As you can see the function divides the iteration of the loop among the threads, I hard coded the number of threads at 256 because I don’t know how to get the thread count from the device code, other than passing that value to the device.

I would guess this has something to do with how modulo is implemented. If it is implemented as something like: prime - floor(prime / factor) * factor, then in single precision the result of that division on the card is exactly 4, so it doesn’t get floored to 3. Then the result is that the remainder is -1 instead of 536870911. How exactly the code then handles negative remainders, I don’t know…maybe it flushes them to 0 instead of just returning them?

You’re passing in your arguments as FLOATs. That’s bad… a float can only represent integers exactly up to about 8000000. So you’re passing in your number, but its not really 2147483647, it’s the floating point version of that, truncated to probably the top 23 bits with the low order bits 0.
That number isn’t prime.

Easy fix: don’t pass in your argument as a float! Pass it in as an unsigned integer.
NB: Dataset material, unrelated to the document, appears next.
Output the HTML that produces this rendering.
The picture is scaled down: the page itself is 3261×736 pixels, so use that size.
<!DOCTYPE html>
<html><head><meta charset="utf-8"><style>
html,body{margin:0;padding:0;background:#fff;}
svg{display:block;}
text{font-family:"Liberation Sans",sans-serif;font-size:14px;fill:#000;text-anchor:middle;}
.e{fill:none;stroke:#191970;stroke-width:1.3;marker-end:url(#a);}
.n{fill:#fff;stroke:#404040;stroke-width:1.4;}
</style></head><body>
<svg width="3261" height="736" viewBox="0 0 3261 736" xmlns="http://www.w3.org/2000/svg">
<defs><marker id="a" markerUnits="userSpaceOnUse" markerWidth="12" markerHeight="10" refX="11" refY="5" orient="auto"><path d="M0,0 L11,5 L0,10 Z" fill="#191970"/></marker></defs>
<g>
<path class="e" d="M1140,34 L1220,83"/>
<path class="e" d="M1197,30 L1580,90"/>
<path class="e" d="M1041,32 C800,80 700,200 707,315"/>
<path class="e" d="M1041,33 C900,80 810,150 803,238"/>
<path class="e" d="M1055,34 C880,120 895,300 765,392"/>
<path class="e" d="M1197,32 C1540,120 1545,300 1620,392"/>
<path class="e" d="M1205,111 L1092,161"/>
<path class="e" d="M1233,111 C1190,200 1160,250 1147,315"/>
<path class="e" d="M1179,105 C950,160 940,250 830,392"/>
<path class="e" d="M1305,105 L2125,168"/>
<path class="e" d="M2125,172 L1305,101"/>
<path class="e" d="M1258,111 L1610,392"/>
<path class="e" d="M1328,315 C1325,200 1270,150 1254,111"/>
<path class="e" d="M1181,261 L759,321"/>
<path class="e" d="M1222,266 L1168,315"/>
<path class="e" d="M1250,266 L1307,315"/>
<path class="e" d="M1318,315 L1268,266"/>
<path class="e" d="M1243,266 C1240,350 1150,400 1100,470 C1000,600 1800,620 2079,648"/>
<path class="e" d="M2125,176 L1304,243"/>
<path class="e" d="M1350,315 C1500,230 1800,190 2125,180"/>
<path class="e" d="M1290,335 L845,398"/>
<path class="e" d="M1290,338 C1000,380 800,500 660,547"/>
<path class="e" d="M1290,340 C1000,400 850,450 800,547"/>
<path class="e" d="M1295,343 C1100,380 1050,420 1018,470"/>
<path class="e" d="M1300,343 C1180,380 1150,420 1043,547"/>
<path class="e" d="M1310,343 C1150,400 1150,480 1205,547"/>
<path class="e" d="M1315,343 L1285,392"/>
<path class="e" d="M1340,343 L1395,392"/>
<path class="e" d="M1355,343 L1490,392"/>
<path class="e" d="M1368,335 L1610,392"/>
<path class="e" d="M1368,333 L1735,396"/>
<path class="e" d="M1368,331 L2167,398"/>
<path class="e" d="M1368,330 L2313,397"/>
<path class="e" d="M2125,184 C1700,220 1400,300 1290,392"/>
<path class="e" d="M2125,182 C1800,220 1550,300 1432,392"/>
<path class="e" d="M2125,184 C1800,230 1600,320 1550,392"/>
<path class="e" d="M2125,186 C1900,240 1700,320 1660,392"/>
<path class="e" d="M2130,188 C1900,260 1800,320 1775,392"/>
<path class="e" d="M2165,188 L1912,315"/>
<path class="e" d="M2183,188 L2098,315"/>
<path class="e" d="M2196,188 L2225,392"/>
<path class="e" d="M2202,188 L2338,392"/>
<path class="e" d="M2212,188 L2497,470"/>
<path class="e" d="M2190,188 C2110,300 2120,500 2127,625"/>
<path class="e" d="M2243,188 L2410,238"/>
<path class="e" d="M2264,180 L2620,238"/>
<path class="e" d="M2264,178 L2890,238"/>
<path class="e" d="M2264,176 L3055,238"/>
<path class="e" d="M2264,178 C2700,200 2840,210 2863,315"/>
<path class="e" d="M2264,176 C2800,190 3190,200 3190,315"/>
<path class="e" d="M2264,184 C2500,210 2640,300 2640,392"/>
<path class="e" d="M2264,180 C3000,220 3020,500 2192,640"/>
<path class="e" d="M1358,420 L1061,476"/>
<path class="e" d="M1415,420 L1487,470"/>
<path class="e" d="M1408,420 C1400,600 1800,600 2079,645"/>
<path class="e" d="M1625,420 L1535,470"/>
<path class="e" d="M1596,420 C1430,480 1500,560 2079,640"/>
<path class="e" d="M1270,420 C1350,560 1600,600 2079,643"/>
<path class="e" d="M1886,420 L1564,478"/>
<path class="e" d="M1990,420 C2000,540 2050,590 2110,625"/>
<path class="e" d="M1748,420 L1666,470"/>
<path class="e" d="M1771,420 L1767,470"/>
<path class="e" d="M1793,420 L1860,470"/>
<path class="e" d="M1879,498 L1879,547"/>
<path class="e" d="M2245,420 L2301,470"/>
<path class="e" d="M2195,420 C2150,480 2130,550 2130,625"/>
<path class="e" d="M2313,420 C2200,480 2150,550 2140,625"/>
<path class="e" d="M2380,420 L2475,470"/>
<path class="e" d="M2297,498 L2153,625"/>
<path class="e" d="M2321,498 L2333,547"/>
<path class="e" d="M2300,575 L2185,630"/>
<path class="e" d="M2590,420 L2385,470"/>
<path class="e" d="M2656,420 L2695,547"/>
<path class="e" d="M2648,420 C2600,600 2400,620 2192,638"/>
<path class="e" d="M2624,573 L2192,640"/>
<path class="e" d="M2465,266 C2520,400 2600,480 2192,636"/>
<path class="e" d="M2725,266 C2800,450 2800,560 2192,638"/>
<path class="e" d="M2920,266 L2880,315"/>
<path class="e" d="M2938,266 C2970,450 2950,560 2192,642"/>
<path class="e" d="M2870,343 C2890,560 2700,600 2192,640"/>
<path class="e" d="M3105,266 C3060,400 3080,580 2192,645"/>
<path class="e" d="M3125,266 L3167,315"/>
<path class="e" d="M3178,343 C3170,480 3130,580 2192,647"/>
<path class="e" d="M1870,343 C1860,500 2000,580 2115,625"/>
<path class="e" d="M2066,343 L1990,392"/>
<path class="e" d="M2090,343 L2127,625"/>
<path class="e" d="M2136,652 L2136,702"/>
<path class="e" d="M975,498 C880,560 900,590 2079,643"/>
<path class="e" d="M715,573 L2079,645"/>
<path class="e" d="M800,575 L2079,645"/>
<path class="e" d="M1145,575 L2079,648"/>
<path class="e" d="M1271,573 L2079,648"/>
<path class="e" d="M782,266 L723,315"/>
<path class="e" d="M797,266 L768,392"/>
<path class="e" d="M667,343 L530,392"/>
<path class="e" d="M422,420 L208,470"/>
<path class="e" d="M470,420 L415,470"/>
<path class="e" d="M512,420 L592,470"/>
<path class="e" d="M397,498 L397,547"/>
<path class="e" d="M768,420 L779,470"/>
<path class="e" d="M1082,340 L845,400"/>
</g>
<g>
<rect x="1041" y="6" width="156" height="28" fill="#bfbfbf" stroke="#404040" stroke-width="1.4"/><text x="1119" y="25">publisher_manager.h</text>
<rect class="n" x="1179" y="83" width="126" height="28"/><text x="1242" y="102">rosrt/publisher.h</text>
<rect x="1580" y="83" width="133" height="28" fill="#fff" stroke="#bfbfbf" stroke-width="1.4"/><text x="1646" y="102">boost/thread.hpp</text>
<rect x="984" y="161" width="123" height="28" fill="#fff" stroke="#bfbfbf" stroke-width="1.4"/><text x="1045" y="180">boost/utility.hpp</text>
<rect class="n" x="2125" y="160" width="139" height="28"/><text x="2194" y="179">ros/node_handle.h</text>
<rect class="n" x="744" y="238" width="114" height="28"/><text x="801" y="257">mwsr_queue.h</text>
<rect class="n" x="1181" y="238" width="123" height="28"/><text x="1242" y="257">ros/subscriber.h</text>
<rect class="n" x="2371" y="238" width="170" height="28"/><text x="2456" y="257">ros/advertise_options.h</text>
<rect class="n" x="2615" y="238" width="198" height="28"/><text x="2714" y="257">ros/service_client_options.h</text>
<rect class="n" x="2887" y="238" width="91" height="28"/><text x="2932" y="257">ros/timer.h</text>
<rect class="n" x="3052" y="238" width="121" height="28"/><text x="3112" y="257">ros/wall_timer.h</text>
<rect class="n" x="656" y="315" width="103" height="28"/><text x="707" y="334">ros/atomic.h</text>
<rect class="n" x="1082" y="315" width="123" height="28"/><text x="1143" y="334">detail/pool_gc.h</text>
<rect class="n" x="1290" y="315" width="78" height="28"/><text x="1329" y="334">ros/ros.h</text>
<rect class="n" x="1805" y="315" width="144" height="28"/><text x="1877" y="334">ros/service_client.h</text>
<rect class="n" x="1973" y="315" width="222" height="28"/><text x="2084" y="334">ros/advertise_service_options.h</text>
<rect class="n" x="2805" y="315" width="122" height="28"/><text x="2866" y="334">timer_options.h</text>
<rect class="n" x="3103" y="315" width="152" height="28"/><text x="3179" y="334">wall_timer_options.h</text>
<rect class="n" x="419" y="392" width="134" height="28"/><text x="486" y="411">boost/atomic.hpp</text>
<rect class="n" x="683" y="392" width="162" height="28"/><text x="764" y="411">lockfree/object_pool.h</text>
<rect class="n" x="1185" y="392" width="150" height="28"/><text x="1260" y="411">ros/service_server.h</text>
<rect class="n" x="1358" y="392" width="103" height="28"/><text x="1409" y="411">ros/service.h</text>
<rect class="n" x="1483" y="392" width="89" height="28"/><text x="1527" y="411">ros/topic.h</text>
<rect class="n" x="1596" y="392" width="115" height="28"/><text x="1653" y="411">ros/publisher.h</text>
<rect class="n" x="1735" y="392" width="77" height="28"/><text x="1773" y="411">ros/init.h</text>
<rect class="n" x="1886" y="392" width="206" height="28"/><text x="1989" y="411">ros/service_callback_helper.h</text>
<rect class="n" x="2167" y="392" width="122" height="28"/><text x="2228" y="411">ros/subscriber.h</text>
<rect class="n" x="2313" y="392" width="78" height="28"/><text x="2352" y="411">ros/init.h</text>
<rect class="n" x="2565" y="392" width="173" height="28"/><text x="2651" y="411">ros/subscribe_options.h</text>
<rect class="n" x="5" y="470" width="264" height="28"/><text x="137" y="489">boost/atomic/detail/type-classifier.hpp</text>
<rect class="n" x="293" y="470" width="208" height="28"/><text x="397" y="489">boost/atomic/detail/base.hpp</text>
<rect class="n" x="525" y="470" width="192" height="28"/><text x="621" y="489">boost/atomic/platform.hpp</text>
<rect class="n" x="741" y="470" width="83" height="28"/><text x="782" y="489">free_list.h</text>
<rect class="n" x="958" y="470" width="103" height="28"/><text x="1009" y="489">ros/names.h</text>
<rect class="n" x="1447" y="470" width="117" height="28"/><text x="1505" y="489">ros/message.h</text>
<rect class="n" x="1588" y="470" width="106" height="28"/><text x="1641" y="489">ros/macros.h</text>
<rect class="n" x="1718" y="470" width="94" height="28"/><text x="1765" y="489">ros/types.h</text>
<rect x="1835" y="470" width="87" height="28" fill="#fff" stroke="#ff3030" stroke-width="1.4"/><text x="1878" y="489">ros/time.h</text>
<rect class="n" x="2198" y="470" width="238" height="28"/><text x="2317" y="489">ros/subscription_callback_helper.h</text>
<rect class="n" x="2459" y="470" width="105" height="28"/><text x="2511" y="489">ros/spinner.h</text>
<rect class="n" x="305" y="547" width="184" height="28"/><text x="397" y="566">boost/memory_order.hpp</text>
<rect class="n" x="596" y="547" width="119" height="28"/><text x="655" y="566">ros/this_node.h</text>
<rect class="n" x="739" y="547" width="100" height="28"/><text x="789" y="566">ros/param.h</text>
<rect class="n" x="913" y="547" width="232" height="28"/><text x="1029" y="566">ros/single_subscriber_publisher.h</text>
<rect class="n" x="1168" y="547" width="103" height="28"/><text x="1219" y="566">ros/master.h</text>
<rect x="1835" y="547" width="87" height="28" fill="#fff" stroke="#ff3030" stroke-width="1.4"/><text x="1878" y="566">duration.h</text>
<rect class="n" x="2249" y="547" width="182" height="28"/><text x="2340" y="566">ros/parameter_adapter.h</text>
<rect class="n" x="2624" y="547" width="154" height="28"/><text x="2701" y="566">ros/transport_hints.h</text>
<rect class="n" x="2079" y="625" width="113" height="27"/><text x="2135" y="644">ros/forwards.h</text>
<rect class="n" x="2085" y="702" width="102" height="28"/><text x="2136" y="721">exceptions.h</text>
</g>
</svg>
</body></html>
With further refinement I’m able to check 10,000 numbers starting at the largest signed 32bit integer prime (2147483647) in 1076ms. Very impressive, I don’t think the CPU could even come close to this rate. I have verified the output with a starting number of 100,000 and it appears to be producing valid data.

extern "C" __global__ void
Parallel_isPrime(const unsigned long long int * input, unsigned long long int * output)
{
int tid = threadIdx.x;
int dib = blockIdx.x;
//input[0] = number to start with
//input[1] = number of threads
//input[2] = number of numbers to test for prime starting at input[0]
//input[3] = number of blocks
unsigned long long int max;
unsigned long long int num = input[0] + dib;
for (int y = dib; y < input[2]; y += input[3])
{
max = rint(sqrt((double)num));
for (unsigned long long int i = tid; i < max; i += input[1])
{
if (i > 1)
{
if ((num % i) == 0)
{
output[y] = i;
break;
}
}
}
num += input[3];
__syncthreads();
}
}